A council has been accused of discrimination for hiring a private security firm to enforce coronavirus restrictions at a caravan site after some residents tested positive.
Security guards monitored dozens of Traveller families at the Riverside site in Queensferry, north Wales, between 20 and 22 January, demanding their reasons for entering and leaving, according to Liberty Investigates, an investigative journalism unit of the human rights organisation Liberty.
The security firm was deployed after Public Health Wales recommended the entire caravan site be designated an “extended household” as it had “significant clusters” of Covid-19 and some families were unwilling or unable to self-isolate, Flintshire council said.

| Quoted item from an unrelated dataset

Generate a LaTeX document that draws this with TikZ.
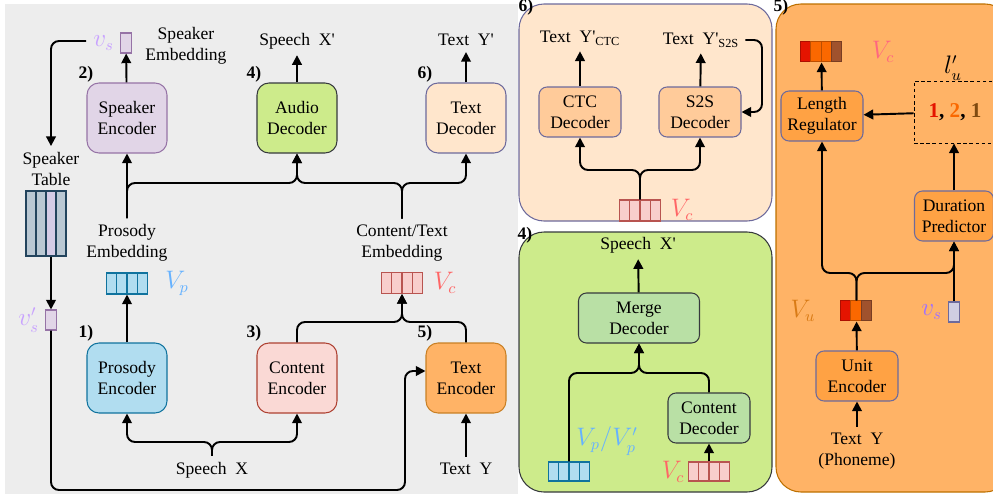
\documentclass[tikz,border=0pt]{standalone}
\usepackage{fontspec}
\setmainfont{Liberation Serif}
\usetikzlibrary{arrows.meta}
\usetikzlibrary{calc}

\definecolor{bggray}{HTML}{EDEDED}
\definecolor{spkfill}{HTML}{E1D5E7}
\definecolor{spkdraw}{HTML}{9673A6}
\definecolor{audfill}{HTML}{CDEB8B}
\definecolor{auddraw}{HTML}{36393D}
\definecolor{tdfill}{HTML}{FFE6CC}
\definecolor{tddraw}{HTML}{6D6A9C}
\definecolor{profill}{HTML}{B1DDF0}
\definecolor{prodraw}{HTML}{10739E}
\definecolor{confill}{HTML}{FAD9D5}
\definecolor{condraw}{HTML}{AE4132}
\definecolor{tefill}{HTML}{FFB366}
\definecolor{tedraw}{HTML}{C98025}
\definecolor{tblc}{HTML}{BAC8D3}
\definecolor{tbldraw}{HTML}{23445D}
\definecolor{tblsel}{HTML}{D5CCE6}
\definecolor{vsdraw}{HTML}{9673A6}
\definecolor{vslab}{HTML}{C8A2FF}
\definecolor{vplab}{HTML}{66B2FF}
\definecolor{vcfill}{HTML}{F8CECC}
\definecolor{vcdraw}{HTML}{B85450}
\definecolor{vclab}{HTML}{FF6666}
\definecolor{sdfill}{HTML}{FFCB9A}
\definecolor{gdfill}{HTML}{B9E0A5}
\definecolor{p5draw}{HTML}{BD7000}
\definecolor{odfill}{HTML}{FFA244}
\definecolor{ured}{HTML}{E51400}
\definecolor{uorg}{HTML}{FA6800}
\definecolor{ubrn}{HTML}{A0522D}
\definecolor{udark}{HTML}{7F4A10}
\definecolor{vulab}{HTML}{D97B16}
\definecolor{vsrfill}{HTML}{D0CEE2}
\definecolor{vsrlab}{HTML}{A070FF}
\definecolor{vc5lab}{HTML}{FF6680}

\tikzset{
  txt/.style={align=center},
  box/.style={draw, align=center, line width=0.6pt, rounded corners=2.4mm,
    minimum width=16mm, minimum height=14mm, inner sep=1pt},
  sbox/.style={box, rounded corners=1.6mm, minimum width=16.4mm, minimum height=10mm},
  panel/.style={line width=0.6pt, rounded corners=5mm},
  num/.style={font=\bfseries},
  arr/.style={line width=1.1pt, -{Triangle[length=5.5pt,width=5.5pt]}},
  con/.style={arr, rounded corners=1.6mm},
  vec/.style={draw, line width=0.6pt, minimum width=8.2mm, minimum height=4.2mm, inner sep=0pt},
  slim/.style={draw, line width=0.6pt, minimum width=2.2mm, minimum height=4mm, inner sep=0pt},
  vlab/.style={font=\fontsize{13.5}{15}\selectfont},
}

% dividers of a vector node: node, number of cells, colour
\newcommand{\splitvec}[3]{%
  \foreach \k in {1,...,#2}{
    \ifnum\k<#2
      \draw[#3, line width=0.6pt] ($(#1.north west)!\k/#2!(#1.north east)$) -- ($(#1.south west)!\k/#2!(#1.south east)$);
    \fi}}

\begin{document}
\begin{tikzpicture}[x=0.2mm, y=-0.2mm, font=\fontsize{10}{12}\selectfont]
\useasboundingbox (0,0) rectangle (993,497);

%panels
\fill[bggray] (5,4) rectangle (518,494);
\draw[panel, fill=tdfill, draw=tddraw] (519,4) rectangle (772,221);
\draw[panel, fill=audfill, draw=auddraw] (519,232) rectangle (772,492);
\draw[panel, fill=tefill, draw=p5draw] (776,4) rectangle (1010,492);

%%% main model %%%
%encoders / decoders
\node[box, fill=spkfill, draw=spkdraw] (spk) at (127,118) {Speaker\\Encoder};
\node[box, fill=audfill, draw=auddraw] (aud) at (297,118) {Audio\\Decoder};
\node[box, fill=tdfill, draw=tddraw] (tdec) at (466,118) {Text\\Decoder};
\node[box, fill=profill, draw=prodraw] (pro) at (127,378) {Prosody\\Encoder};
\node[box, fill=confill, draw=condraw] (con) at (297,378) {Content\\Encoder};
\node[box, fill=tefill, draw=tedraw] (tenc) at (466,378) {Text\\Encoder};

\node[num] at (86,74) {2)};
\node[num] at (254,74) {4)};
\node[num] at (425,74) {6)};
\node[num] at (86,333) {1)};
\node[num] at (254,333) {3)};
\node[num] at (425,333) {5)};

%outputs
\node[txt] (sxp) at (297,41) {Speech~~X\textquotesingle};
\node[txt] (typ) at (466,40) {Text~~Y\textquotesingle};
\draw[arr] (aud) -- (sxp);
\draw[arr] (tdec) -- (typ);

%speaker embedding
\node[slim, fill=spkfill, draw=vsdraw] (vs) at (126,43) {};
\node[vlab, text=vslab, left] (vsl) at (vs.west) {$v_s$};
\node[txt] (spkemb) at (186,46) {Speaker\\Embedding};
\draw[arr] (spk) -- (vs);
\coordinate (vsout) at (86,41);

%speaker table
\node[txt] (tbllab) at (51,169) {Speaker\\Table};
\foreach \i/\c in {1/tblc,2/tblc,3/tblsel,4/tblc}
  \node[draw=tbldraw, fill=\c, line width=0.6pt, minimum width=2mm, minimum height=13mm, inner sep=0pt] (t\i) at (21+10*\i,223.5) {};
\draw[con] (vsout) -| (tbllab.north);
\node[slim, fill=spkfill, draw=vsdraw] (vsp) at (51,320) {};
\node[vlab, text=vslab, left] (vspl) at (vsp.west) {$v'_s$};
\draw[arr] (t3.south) -- (vsp.north);
\coordinate (jb) at (405,490);
\coordinate (jtin) at ($(tenc.west)+(0,-7)$);
\draw[con] (vsp.south) |- (jb) |- (jtin);

%prosody embedding
\node[vec, fill=profill, draw=prodraw] (vp) at (127,283.5) {};
\splitvec{vp}{4}{prodraw}
\node[vlab, text=vplab] (vpl) at (177,283) {$V_p$};
\draw[arr] (pro) -- (vp);
\node[txt] (proemb) at (127,243) {Prosody\\Embedding};
\draw[arr] (proemb) -- (spk);

%content embedding
\node[vec, fill=vcfill, draw=vcdraw] (vc) at (402,283) {};
\splitvec{vc}{4}{vcdraw}
\node[vlab, text=vclab] (vcl) at (445,283) {$V_c$};
\node[txt] (ctemb) at (402,243) {Content/Text\\Embedding};
\coordinate (jc) at (402,322);
\draw[con] (con.north) |- (jc) -- (vc.south);
\draw[con] (tenc.north) |- (jc) -- (vc.south);

%to decoders
\coordinate (ja) at (297,183);
\coordinate (jt) at (466,183);
\draw[con] (proemb.north) |- (ja) -- (aud.south);
\draw[con] (ctemb.north) |- (ja) -- (aud.south);
\draw[con] (ctemb.north) |- (jt) -- (tdec.south);

%inputs
\node[txt] (sx) at (212,470) {Speech~~X};
\coordinate (js) at (212,442);
\draw[con] (sx.north) -- (js) -| (pro.south);
\draw[con] (sx.north) -- (js) -| (con.south);
\node[txt] (ty) at (466,469) {Text~~Y};
\draw[arr] (ty.north) -- (tenc.south);

%%% 6) text decoder %%%
\node[num] at (526,7) {6)};
\node[sbox, fill=sdfill, draw=tddraw] (ctc) at (580,112) {CTC\\Decoder};
\node[sbox, fill=sdfill, draw=tddraw] (s2s) at (700,112) {S2S\\Decoder};
\node[txt] (yctc) at (580,38) {Text~~Y\textquotesingle\textsubscript{CTC}};
\node[txt] (ys2s) at (701,40) {Text~~Y\textquotesingle\textsubscript{S2S}};
\draw[arr] (ctc) -- (yctc);
\draw[arr] (s2s) -- (ys2s);
\coordinate (fb) at (762,112);
\draw[con] (ys2s.east) -| (fb) -- (s2s.east);
\node[vec, fill=vcfill, draw=vcdraw] (vc6) at (640,210.5) {};
\splitvec{vc6}{4}{vcdraw}
\node[vlab, text=vclab] (vc6l) at (682,210) {$V_c$};
\coordinate (j6) at (640,170);
\draw[con] (vc6.north) -- (j6) -| (ctc.south);
\draw[con] (vc6.north) -- (j6) -| (s2s.south);

%%% 4) audio decoder %%%
\node[num] at (525,235) {4)};
\node[txt] (sxp4) at (638,245) {Speech~~X\textquotesingle};
\node[sbox, fill=gdfill, draw=auddraw, minimum width=24.2mm] (mrg) at (639,318) {Merge\\Decoder};
\node[sbox, fill=gdfill, draw=auddraw] (cdec) at (709,418) {Content\\Decoder};
\node[vec, fill=profill, draw=prodraw, minimum height=3.8mm] (vp4) at (569,471.5) {};
\splitvec{vp4}{4}{prodraw}
\node[vec, fill=vcfill, draw=vcdraw, minimum height=3.8mm] (vc4) at (709,471.5) {};
\splitvec{vc4}{4}{vcdraw}
\node[vlab, text=vplab] (vp4l) at (607,441) {$V_p/V_p'$};
\node[vlab, text=vclab] (vc4l) at (673,472) {$V_c$};
\coordinate (j4) at (639,373);
\draw[con] (vp4.north) |- (j4) -- (mrg.south);
\draw[con] (cdec.north) |- (j4) -- (mrg.south);
\draw[arr] (vc4) -- (cdec);
\draw[arr] (mrg) -- (sxp4);

%%% 5) text encoder %%%
\node[num] at (781,7) {5)};
\node[sbox, fill=odfill, draw=tddraw] (lr) at (822,116) {Length\\Regulator};
\node[sbox, fill=odfill, draw=tddraw, minimum width=15.8mm] (dp) at (954,216) {Duration\\Predictor};
\node[sbox, fill=odfill, draw=tddraw] (ue) at (857,376) {Unit\\Encoder};
\node[draw, dash pattern=on 2pt off 1.5pt, line width=0.5pt, minimum width=16.4mm, minimum height=12.4mm, font=\large\bfseries] (lu) at (955,112)
  {\textcolor{ured}{1}, \textcolor{uorg}{2}, \textcolor{udark}{1}};
\node[vlab] (lul) at (953,68) {$l'_u$};
\draw[arr] (lu) -- (lr);
\draw[arr] (dp.north) -- (dp.north |- lu.south);

%expanded units
\node[vec, draw=none, minimum height=4mm] (vco) at (821.5,52) {};
\foreach \c [count=\i from 0] in {ured,uorg,uorg,ubrn}
  \draw[fill=\c, draw=\c!75!black, line width=0.5pt] ($(vco.north west)+(10.25*\i,0)$) rectangle ++(10.25,20);
\node[vlab, text=vc5lab] (vcol) at (883,52) {$V_c$};
\draw[arr] (lr) -- (vco);

%units
\node[vec, draw=none, minimum width=6.2mm, minimum height=4mm] (vu) at (856.5,311) {};
\foreach \c [count=\i from 0] in {ured,uorg,ubrn}
  \draw[fill=\c, draw=\c!75!black, line width=0.5pt] ($(vu.north west)+(10.33*\i,0)$) rectangle ++(10.33,20);
\node[vlab, text=vulab] (vul) at (803,311) {$V_u$};
\draw[arr] (ue) -- (vu);
\node[txt] (tyu) at (857,451) {Text~~Y\\(Phoneme)};
\draw[arr] (tyu) -- (ue);

%speaker vector
\node[slim, fill=vsrfill, draw=tddraw] (vs5) at (954,312) {};
\node[vlab, text=vsrlab, left] (vs5l) at (vs5.west) {$v_s$};
\coordinate (j5a) at (822,273);
\coordinate (j5b) at (954,273);
\draw[con] (vu.north) |- (j5a) -- (lr.south);
\draw[con] (vu.north) |- (j5b) -- (dp.south);
\draw[arr] (vs5) -- (dp);

\end{tikzpicture}
\end{document}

A video posted by reality TV star Paddy Doherty, who lives at the site and was treated in hospital with the virus earlier in January, shows a council-hired security guard saying: “We’re trying to stop them from going out … we’re trying to protect them and other people. We don’t want them coming in and out and passing the Covid. They need to realise how severe the Covid is.”
Police were called to a standoff at the site between guards and residents trying to leave at 8am on 22 January. The council then withdrew the firm.
Flintshire council said it had consulted residents and a community spokesman before dispatching the guards, which it called a “welfare/security team”, but confirmed it did not obtain residents’ consent to treat the site as an extended household as it “was not for discussion”. Relevant partner agencies agreed to this decision under devolved legislative powers, it said.